Title: The Other Story
Author: Tatiana de Rosnay
No. of Pages: 320
Origins: St. Martin’s Press
Release Date: 15 April 2014
Bottom Line: Impressive story but slow to unfold
“Vacationing at a luxurious Tuscan island resort, Nicolas Duhamel is hopeful that the ghosts of his past have finally been put to rest… Now a bestselling author, when he was twenty-four years old, he stumbled upon a troubling secret about his family – a secret that was carefully concealed. In shock, Nicholas embarked on a journey to uncover the truth that took him from the Basque coast to St. Petersburg – but the answers wouldn’t come easily.
In the process of digging into his past, something else happened. Nicolas began writing a novel that was met with phenomenal success, skyrocketing him to literary fame whether he was ready for it or not – and convincing him that he had put his family’s history firmly behind him. But now, years later, Nicolas must reexamine everything he thought he knew, as he learns that, however deeply buried, the secrets of the past always find a way out.”
Thoughts: There is no doubt that nasty characters can make for difficult reading. Uncouth behavior makes it difficult for readers to fully immerse themselves into the story; it also makes it difficult to sympathize with and therefore care about those characters and their plights. However, quite often, those with horrible main characters make for some of the most interesting reading. Such is the case with The Other Story.
Nicolas is quite simply a jerk. He is rude, arrogant, and self-obsessed. He thinks nothing of using his name and his looks to get his way. In fact, he is one of those people who uses the retort, “Don’t you know who I am?” to demand the best of everything and anything. Yet, as obnoxious as he is, his vacation in Italy provides him the opportunity to realize that life is more than likes on Facebook or retweets from Twitter followers. Ms. de Rosnay uses this self-reflection to allow readers to learn about his rise to fame and the story – both personal and fictionalized – that took him there. At first, the family secrets are not as shocking as one expects, but as Nicholas peels back the layers and digs deeper into his own psyche, those secrets become more intricate and ultimately quite shocking.

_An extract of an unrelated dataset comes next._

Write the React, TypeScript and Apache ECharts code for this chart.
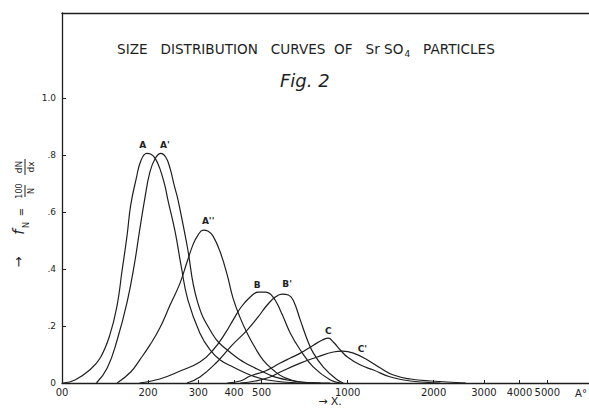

It is this reviewer’s experience that Ms. de Rosnay’s novels do not translate well into audiobooks. The pacing is too slow, and a majority of the action is purely cerebral, making it a somewhat excruciating listening experience. In print, the story flows much more smoothly, allowing readers to pause and reflect, take a break from negative reactions towards Nicholas, and appreciate the sentence structure that appears simplistic but is in actuality very nuanced. In The Other Story, she not only details the price of fame but also the long-lasting impact of family secrets and does so with little fanfare or drama. It’s an impressive piece of fiction that feels very true-to-life.